Bilfinger stößt Tiefbau ab Roland Koch will nur noch in die Höhe bauen

Mannheim · In Mannheim wird eine Zeitenwende eingeleitet: Bilfinger-Chef Roland Koch will den schwächelnden Tiefbau loswerden. Ein weiterer Schritt weg vom Baukonzern - und der Abschied von den Konzernanfängen.

 Roland Koch baut Bilfinger um.

Roland Koch baut Bilfinger um.

Foto: dpa, Uwe Anspach

Mit dem Tiefbau ging bei der heutigen Bilfinger SE 1880 alles los. Inzwischen ist der Bau zum Beispiel von Brücken und Fundamenten das Sorgenkind von Konzernchef Roland Koch. Jetzt reicht es dem ehemaligen hessischen Ministerpräsidenten, der seit 2011 im Amt ist: Er will wesentliche Teile des Tiefbaugeschäfts abstoßen, wie der 56-Jährige am Donnerstag auf der Hauptversammlung in Mannheim den Aktionären ankündigte.

Es gab einige überraschte Gesichter - dabei war abzusehen, dass eine größere Entscheidung bevorstand. Das operative Ergebnis im Segment Bau war im Geschäftsjahr 2013 von 25 Millionen Euro auf eine Million Euro gesunken. Koch hatte schon im Februar gesagt: "Wir können solche Zustände nicht akzeptieren, sondern werden sie ändern."

Es ist ein großer Schritt für ein Unternehmen, das rund 120 Jahre lang ein Baukonzern war - und das viele immer noch vor allem mit Bau in Verbindung bringen. "Das ist uns im Vorstand in der Diskussion nicht leicht gefallen", beteuert Koch vor den Aktionären. "Dieses Geschäftsfeld hat sehr zur Reputation und auch zum Wohlstand unseres Unternehmens beigetragen." Die wirtschaftlichen Ziele seien aber meist verfehlt worden - "trotz erheblicher Anstrengungen".

Analysten begrüßen den Schritt. "Es hat lange gedauert, weil es ein Kernbereich des Unternehmens ist, war aber sicherlich strategisch die richtige Entscheidung", sagt Ingbert Faust von der Equinet Bank. "Es war über Jahre ein Bereich, der immer wieder unliebsame Überraschungen gebracht hat."

Aktionäre irritiert

Die Aktionäre reagieren teils mit Unverständnis auf die Entscheidung. "Das scheint mir ein Geschäftsfeld zu sein, das man durchaus noch hätte auf Kurs bringen können", sagt einer.

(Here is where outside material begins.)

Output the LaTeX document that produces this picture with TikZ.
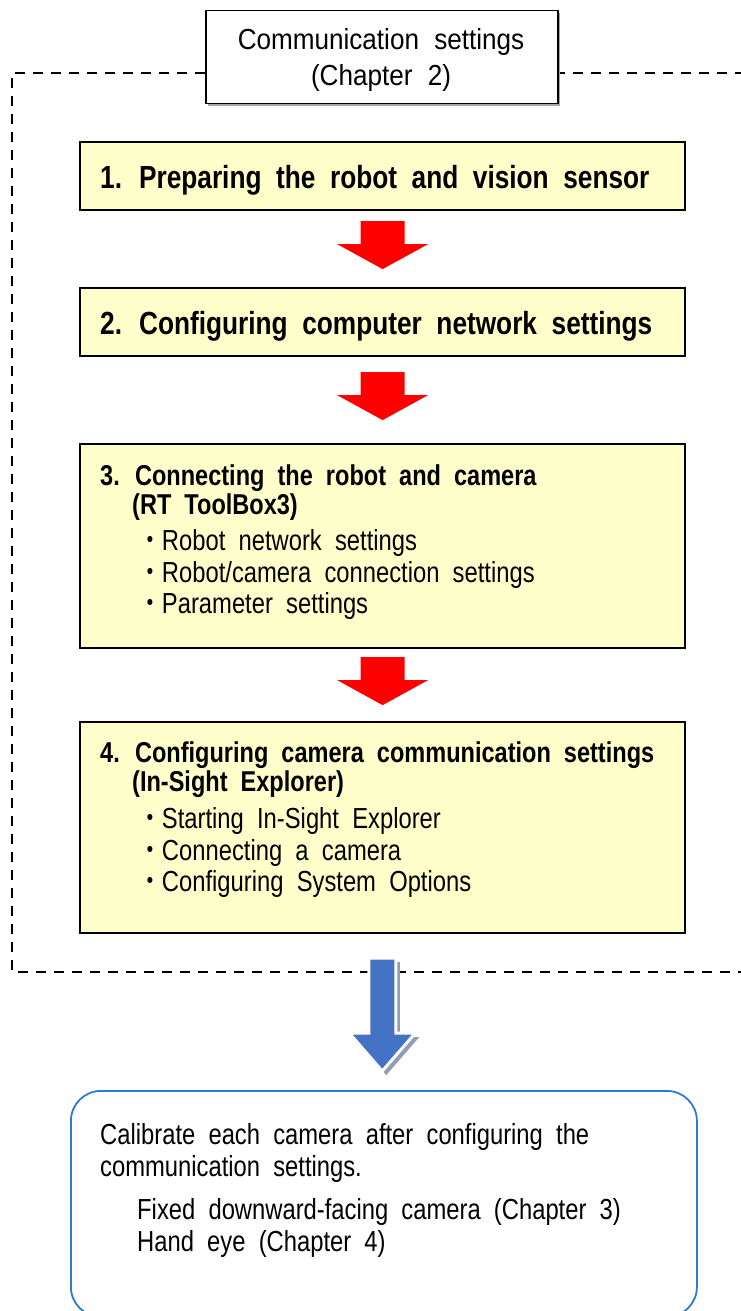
\documentclass[tikz,border=0pt]{standalone}
\usepackage{fontspec}
\setmainfont{Liberation Sans}[FakeStretch=0.82, WordSpace=2.0]
\newfontfamily\topfont{Liberation Sans}[FakeStretch=0.9, WordSpace=2.1]
\newfontfamily\cjkfont{Noto Sans CJK JP}[FakeStretch=0.82]
\usetikzlibrary{calc}
\definecolor{yel}{HTML}{FFFFCC}
\definecolor{bluebd}{HTML}{2E7AD0}
\definecolor{bluearr}{HTML}{4472C4}
\definecolor{bluesh}{HTML}{8E9DB8}
\definecolor{shgray}{HTML}{A6A6A6}
\newcommand{\bul}{{\cjkfont ・}}
\begin{document}
\begin{tikzpicture}[x=1pt,y=-1pt,
  stepbox/.style={draw=black, line width=2.2pt, fill=yel, minimum width=605pt, anchor=north west, inner sep=0pt},
  titletext/.style={anchor=base west, inner sep=0pt, font=\fontsize{32}{36}\selectfont\bfseries},
  titlesmall/.style={anchor=base west, inner sep=0pt, font=\fontsize{28.7}{32}\selectfont\bfseries},
  bodytext/.style={anchor=base west, inner sep=0pt, font=\fontsize{29}{32}\selectfont},
  redarr/.pic={\fill[red] (-22,-28) -- (22,-28) -- (22,-5) -- (45.5,-5) -- (0,20) -- (-45.5,-5) -- (-22,-5) -- cycle;},
  bluearrow/.pic={
    \fill[bluesh] (-13.5+4,-56+4) -- (13.5+4,-56+4) -- (13.5+4,19+4) -- (33+4,19+4) -- (0+4,57+4) -- (-33+4,19+4) -- (-13.5+4,19+4) -- cycle;
    \filldraw[fill=bluearr, draw=white, line width=3pt, line join=miter] (-13.5,-56) -- (13.5,-56) -- (13.5,19) -- (33,19) -- (0,57) -- (-33,19) -- (-13.5,19) -- cycle;}
]
\useasboundingbox (0,0) rectangle (740,1311);
\fill[white] (0,0) rectangle (740,1311);

% dashed frame
\coordinate (fr1) at (745,73);
\coordinate (fr2) at (12,73);
\coordinate (fr3) at (12,972);
\coordinate (fr4) at (745,972);
\draw[line width=2.6pt, dash pattern=on 10pt off 8pt] (fr1) -- (fr2) -- (fr3) -- (fr4);

% top box with shadow
\fill[shgray] (208,13) rectangle (560,106);
\node[draw=black, line width=1.5pt, fill=white, minimum width=352pt, minimum height=93pt, anchor=north west, inner sep=0pt] (top) at (205,10) {};
\node[anchor=base, inner sep=0pt, font=\topfont\fontsize{29}{32}\selectfont] (top1) at (381,50) {Communication settings};
\node[anchor=base, inner sep=0pt, font=\topfont\fontsize{29}{32}\selectfont] (top2) at (381,86) {(Chapter 2)};

% step boxes
\node[stepbox, minimum height=68pt] (b1) at (79,141) {};
\node[titletext] (t1) at (100,188) {1. Preparing the robot and vision sensor};

\node[stepbox, minimum height=68pt] (b2) at (79,287) {};
\node[titletext] (t2) at (100,334) {2. Configuring computer network settings};

\node[stepbox, minimum height=204pt] (b3) at (79,443) {};
\node[titlesmall] (t3) at (100,485) {3. Connecting the robot and camera};
\node[titlesmall] (t3b) at (132,514) {(RT ToolBox3)};
\node[bodytext] (t3c) at (138,550) {\bul Robot network settings};
\node[bodytext] (t3d) at (138,582) {\bul Robot/camera connection settings};
\node[bodytext] (t3e) at (138,613) {\bul Parameter settings};

\node[stepbox, minimum height=211pt] (b4) at (79,721) {};
\node[titlesmall] (t4) at (100,762) {4. Configuring camera communication settings};
\node[titlesmall] (t4b) at (132,791) {(In-Sight Explorer)};
\node[bodytext] (t4c) at (138,828) {\bul Starting In-Sight Explorer};
\node[bodytext] (t4d) at (138,860) {\bul Connecting a camera};
\node[bodytext] (t4e) at (138,891) {\bul Configuring System Options};

% red arrows
\pic at ($(b1.south)!0.5!(b2.north)$) {redarr};
\pic at ($(b2.south)!0.5!(b3.north)$) {redarr};
\pic at ($(b3.south)!0.5!(b4.north)$) {redarr};

% bottom box
\node[draw=bluebd, line width=1.8pt, rounded corners=30pt, minimum width=626pt, minimum height=226pt, anchor=north west, inner sep=0pt] (calib) at (70,1090) {};
\node[bodytext] (c1) at (100,1144) {Calibrate each camera after configuring the};
\node[bodytext] (c2) at (100,1176) {communication settings.};
\node[bodytext] (c3) at (137,1219) {Fixed downward-facing camera (Chapter 3)};
\node[bodytext] (c4) at (137,1251) {Hand eye (Chapter 4)};

% blue arrow
\pic at ($(b4.south)!0.5!(calib.north)+(-1,2)$) {bluearrow};
\end{tikzpicture}
\end{document}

Und ein anderer fragt: "Kann man vielleicht das klassische Baugeschäft einfach nicht mehr?"

Die Entwicklung weg vom Bau hin zu Dienstleistungen wie Wartungen rund um Industrieanlagen, Kraftwerke und Immobilien ist schon länger im Gange. Dieses Geschäft spült mehr in die Kassen als der klassische Bau. "Im Vergleich zu anderen Branchen ist das Baugeschäft ein sehr ertragsschwaches Geschäft", erläutert ein Unternehmenssprecher. "Das war schon immer so. Und das war früher kein Problem." Inzwischen sei aber das Umfeld ein anderes: Zum einen hätten sich die Anforderungen an börsennotierte Aktiengesellschaften sehr gewandelt. Zum anderen hänge es immer weniger von Qualität ab, wer einen Bauauftrag bekomme. "Der Billigste baut."

Das Baugeschäft sei zudem sehr risikoreich, nicht nur wegen der starken Abhängigkeit vom Wetter, sondern auch, weil es im Bau keine Massenproduktion gebe und jedes Mal ein Unikat gefertigt werde. Koch zufolge ist ein Verkauf zum jetzigen Zeitpunkt "die richtige und verantwortungsvolle Antwort". Bilfinger hatte 2002 begonnen, sich umzubauen. Zuletzt machte das Baugeschäft nach Unternehmensangaben noch rund 12 Prozent der Leistung aus. Diese enthält im Baugeschäft neben den Konzernumsätzen auch Einnahmen aus dem projektbezogenen Zusammenschluss mit anderen Unternehmen.

Künftig ist das Baugeschäft bei Bilfinger nun endgültig nur noch eine Randerscheinung. Es soll gar nicht mehr einzeln ausgewiesen werden. Vollständig hängt Koch den Bau aber nicht an den Nagel: Am Hochbau will er festhalten. "Auch wenn in der öffentlichen Wahrnehmung jetzt sicherlich zu lesen und zu hören sein wird, Bilfinger gebe "den Bau" auf, so will ich doch betonen: Wir sind und bleiben eines der größten deutschen Hochbauunternehmen", sagte er vor den Aktionären.